International career^{‡}
- 2023–: Aruba / 20 / (8)

= Rovien Ostiana =

Aruban footballer

Rovien Ostiana (born 14 February 2002) is a professional footballer who plays as a midfielder for Walton & Hersham and the Aruba national team. With eight international goals, he is Aruba's all-time record scorer.

==Club career==
As a youth, Ostiana played for SV SVV beginning in at least 2013. In 2014 he moved to England and had stints with Brentford, Queens Park Rangers, and Cambridge United. For the 2020/2021 season, he moved to non-league club Enfield Town of the Isthmian League Premier Division, suiting up for the under-19 team.

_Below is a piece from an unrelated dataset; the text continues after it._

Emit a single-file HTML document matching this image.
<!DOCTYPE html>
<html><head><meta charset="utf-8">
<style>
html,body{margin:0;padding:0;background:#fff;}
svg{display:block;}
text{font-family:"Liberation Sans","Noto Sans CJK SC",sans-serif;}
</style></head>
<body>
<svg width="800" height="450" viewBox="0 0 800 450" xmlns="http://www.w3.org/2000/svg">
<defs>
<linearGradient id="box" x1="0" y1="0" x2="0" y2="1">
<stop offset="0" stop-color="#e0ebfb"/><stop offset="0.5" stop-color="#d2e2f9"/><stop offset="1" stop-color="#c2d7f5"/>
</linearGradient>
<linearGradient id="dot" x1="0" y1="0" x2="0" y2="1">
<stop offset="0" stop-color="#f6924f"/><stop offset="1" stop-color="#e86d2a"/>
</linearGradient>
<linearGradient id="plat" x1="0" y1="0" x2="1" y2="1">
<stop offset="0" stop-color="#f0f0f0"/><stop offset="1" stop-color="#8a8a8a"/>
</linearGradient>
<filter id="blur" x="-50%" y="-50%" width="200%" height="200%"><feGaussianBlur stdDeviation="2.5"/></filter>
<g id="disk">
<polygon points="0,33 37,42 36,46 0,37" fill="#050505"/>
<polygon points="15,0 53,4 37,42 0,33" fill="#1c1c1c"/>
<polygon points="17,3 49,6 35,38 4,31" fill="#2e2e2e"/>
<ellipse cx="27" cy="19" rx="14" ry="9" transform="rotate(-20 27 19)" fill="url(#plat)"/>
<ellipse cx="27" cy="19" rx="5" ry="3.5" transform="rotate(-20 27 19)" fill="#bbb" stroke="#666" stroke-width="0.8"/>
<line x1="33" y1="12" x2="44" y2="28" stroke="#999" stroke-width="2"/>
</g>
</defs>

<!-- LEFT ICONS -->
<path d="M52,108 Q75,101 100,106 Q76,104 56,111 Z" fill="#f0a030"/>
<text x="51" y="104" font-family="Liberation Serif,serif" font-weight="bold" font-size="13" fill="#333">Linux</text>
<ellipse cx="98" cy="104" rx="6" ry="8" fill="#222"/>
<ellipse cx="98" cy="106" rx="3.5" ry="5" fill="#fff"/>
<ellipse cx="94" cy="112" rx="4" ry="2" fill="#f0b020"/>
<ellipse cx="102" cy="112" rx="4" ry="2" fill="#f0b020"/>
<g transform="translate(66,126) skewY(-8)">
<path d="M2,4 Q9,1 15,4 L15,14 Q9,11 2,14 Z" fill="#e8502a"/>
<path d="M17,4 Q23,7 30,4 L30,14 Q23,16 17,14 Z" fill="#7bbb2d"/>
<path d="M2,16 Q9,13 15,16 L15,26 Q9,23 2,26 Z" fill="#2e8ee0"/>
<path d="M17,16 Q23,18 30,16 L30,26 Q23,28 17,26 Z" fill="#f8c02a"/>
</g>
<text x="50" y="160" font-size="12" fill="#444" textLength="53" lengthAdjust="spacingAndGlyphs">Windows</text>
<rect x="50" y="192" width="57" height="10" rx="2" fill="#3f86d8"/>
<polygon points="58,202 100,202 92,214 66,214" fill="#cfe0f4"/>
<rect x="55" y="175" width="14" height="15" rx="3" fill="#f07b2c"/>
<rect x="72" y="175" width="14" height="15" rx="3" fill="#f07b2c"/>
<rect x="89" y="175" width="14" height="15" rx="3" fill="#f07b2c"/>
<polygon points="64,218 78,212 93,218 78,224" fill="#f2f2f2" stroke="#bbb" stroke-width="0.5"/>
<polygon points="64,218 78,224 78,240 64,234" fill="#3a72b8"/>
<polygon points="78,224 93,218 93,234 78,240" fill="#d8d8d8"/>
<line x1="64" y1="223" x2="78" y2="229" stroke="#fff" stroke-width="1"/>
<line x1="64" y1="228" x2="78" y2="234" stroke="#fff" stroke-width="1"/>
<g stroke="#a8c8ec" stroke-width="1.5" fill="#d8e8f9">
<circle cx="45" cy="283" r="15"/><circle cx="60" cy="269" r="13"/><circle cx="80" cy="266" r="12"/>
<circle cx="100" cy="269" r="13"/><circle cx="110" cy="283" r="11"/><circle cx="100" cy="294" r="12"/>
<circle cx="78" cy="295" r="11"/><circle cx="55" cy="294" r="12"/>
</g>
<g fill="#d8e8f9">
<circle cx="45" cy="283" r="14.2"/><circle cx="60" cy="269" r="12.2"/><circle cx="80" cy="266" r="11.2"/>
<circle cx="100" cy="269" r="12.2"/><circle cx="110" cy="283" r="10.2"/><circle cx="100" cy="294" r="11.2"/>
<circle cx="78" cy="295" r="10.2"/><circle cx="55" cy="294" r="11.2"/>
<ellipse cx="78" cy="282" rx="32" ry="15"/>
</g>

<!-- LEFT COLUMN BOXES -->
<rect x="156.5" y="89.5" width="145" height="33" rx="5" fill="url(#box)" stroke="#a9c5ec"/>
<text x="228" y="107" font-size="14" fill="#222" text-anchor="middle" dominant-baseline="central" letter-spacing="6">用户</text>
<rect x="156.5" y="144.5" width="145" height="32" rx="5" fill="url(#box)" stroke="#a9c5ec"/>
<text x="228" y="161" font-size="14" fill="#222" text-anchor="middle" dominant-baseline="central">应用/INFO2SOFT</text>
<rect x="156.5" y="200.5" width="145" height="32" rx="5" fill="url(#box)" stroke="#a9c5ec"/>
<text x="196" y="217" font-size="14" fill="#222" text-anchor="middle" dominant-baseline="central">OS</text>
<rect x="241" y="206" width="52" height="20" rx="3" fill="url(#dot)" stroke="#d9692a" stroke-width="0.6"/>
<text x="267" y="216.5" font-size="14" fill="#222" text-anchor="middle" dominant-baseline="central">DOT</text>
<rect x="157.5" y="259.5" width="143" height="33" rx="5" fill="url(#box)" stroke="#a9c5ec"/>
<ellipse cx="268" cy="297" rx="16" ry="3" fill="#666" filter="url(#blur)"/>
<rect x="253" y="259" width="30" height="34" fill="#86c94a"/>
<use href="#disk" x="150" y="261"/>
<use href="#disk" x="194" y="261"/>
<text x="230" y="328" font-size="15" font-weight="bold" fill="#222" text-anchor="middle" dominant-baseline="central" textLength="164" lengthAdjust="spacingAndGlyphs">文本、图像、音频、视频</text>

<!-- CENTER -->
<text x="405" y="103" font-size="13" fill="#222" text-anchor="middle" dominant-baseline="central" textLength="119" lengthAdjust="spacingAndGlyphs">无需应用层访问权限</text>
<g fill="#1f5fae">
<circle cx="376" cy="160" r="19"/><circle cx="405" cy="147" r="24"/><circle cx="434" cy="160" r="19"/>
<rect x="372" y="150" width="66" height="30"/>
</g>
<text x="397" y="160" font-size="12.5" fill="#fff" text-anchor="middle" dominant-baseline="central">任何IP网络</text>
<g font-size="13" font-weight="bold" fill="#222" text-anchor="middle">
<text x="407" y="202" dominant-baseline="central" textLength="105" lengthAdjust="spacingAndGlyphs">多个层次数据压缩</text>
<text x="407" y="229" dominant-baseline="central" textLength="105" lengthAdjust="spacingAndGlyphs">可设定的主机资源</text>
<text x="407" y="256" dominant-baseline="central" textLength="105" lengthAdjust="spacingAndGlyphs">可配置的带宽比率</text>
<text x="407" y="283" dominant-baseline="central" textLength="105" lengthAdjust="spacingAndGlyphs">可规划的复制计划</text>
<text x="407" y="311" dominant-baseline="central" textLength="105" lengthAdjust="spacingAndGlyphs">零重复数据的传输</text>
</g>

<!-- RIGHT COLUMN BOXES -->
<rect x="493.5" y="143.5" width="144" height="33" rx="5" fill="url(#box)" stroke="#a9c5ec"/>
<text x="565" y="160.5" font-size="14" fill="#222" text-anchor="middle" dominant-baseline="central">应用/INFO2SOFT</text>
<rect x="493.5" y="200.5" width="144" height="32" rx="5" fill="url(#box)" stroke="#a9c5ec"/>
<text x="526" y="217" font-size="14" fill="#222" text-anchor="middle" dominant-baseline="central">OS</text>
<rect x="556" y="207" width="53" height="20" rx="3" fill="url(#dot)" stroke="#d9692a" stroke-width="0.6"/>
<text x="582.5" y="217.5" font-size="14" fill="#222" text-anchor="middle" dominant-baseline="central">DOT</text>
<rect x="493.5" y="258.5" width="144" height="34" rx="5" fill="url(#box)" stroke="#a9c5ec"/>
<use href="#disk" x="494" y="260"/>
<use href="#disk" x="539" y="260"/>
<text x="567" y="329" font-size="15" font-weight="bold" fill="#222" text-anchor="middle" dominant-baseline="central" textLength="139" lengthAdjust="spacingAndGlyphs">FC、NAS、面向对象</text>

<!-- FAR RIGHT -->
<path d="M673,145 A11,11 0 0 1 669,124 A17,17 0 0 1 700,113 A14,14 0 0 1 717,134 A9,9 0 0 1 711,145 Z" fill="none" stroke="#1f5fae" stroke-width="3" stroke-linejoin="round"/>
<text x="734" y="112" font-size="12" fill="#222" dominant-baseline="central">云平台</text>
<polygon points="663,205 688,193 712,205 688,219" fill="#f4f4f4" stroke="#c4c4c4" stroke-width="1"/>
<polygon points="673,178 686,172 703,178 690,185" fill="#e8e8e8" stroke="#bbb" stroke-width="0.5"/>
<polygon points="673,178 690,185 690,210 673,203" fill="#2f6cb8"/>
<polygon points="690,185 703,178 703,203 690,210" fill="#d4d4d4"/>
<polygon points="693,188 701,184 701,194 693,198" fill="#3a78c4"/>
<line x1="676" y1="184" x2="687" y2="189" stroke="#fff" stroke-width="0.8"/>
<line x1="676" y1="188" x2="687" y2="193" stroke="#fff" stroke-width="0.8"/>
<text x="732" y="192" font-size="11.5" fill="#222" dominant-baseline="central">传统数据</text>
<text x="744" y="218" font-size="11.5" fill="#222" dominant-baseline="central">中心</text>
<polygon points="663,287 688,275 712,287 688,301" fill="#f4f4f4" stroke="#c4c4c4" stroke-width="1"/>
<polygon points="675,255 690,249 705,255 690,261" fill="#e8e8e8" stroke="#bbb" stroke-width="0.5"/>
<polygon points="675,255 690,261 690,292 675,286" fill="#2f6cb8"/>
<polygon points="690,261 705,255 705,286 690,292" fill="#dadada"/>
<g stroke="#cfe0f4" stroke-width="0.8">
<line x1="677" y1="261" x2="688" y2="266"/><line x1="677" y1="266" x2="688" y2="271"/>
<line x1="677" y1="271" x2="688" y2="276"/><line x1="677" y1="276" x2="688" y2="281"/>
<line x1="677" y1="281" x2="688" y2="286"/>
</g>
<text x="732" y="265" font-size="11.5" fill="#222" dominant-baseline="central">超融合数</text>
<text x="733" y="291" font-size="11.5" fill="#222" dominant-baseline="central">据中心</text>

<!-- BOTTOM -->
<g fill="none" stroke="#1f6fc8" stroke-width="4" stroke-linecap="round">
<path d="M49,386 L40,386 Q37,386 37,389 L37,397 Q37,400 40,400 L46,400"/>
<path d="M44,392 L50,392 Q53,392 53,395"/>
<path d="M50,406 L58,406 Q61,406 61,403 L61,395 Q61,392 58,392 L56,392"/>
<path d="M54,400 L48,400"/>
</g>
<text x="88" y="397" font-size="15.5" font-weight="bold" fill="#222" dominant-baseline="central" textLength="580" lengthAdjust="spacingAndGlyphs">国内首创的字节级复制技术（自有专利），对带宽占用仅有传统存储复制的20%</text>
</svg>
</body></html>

Ostiana returned to the Netherlands in 2021, signing for Kozakken Boys. In July 2022, he moved to Jong Volendam of the Tweede Divisie. Team manager Kizito Musampa stated that Ostiana was his ideal image of a true number six. Shortly after joining the club, he appeared in a 8–0 friendly victory over SV De Rijp. He was joined on the Volendam roster by fellow Dutch Caribbean player Quincy Hoeve, a Bonaire international. In August 2023 the two players linked up in a league match against Koninklijke HFC.

In July 2024, Ostiana went on trial with VV Smitshoek. Soon thereafter he debuted in a pre-season match against SteDoCo, but was played out of his natural position because of the absence of some squad members. He then competed in a local derby match against BVV Barendrecht. By September 2024, Ostiana had joined of RKAVV the Vierde Divisie. In July 2025, he moved to TOGB of the Derde Divisie.

After spells at La Fama and VV Zwaluwen, Ostiana returned to England and joined National League South side Walton & Hersham in September 2026.

==International career==
Ostiana made his senior international debut for Aruba on 11 September 2023 in a 2023–24 CONCACAF Nations League C match against the Cayman Islands. He scored his first goal for the national team in the second minute of the eventual 2–1 victory. On the next matchday, Ostiana scored his second goal in two matches as Aruba defeated the United States Virgin Islands to remain undefeated and top its group. Following the matchday, he was named to the League C Best XI for his performance.

=== International goals ===
Scores and results list Aruba's goal tally first.

No: Date; Venue; Opponent; Score; Result; Competition
1.: 11 September 2023; Truman Bodden Sports Complex, George Town, Cayman Islands; Cayman Islands; 1–0; 2–1; 2023–24 CONCACAF Nations League C
2.: 14 October 2023; Guillermo Prospero Trinidad Stadium, Oranjestad, Aruba; U.S. Virgin Islands; 1–0; 3–1
3.: 16 November 2023; Bethlehem Soccer Stadium, Christiansted, United States Virgin Islands; U.S. Virgin Islands; 2–0; 4–1
4.: 3–1
5.: 20 November 2023; Trinidad Stadium, Oranjestad, Aruba; Cayman Islands; 2–0; 5–1
6.: 14 October 2024; Guillermo Prospero Trinidad Stadium, Oranjestad, Aruba; Haiti; 1–0; 3–5; 2024–25 CONCACAF Nations League B
7.: 2–1
8.: 25 March 2025; Olympic Stadium, Phnom Penh, Cambodia; Cambodia; 2–0; 2–1; Friendly
Last updated 25 March 2025

===International career statistics===

Aruba national team
| 2023 | 4 | 5 |
| 2024 | 9 | 2 |
| 2025 | 4 | 1 |
| 2026 | 3 | 0 |
| Total | 20 | 8 |

With eight international goals, he is the current all-time top scorer for Aruba.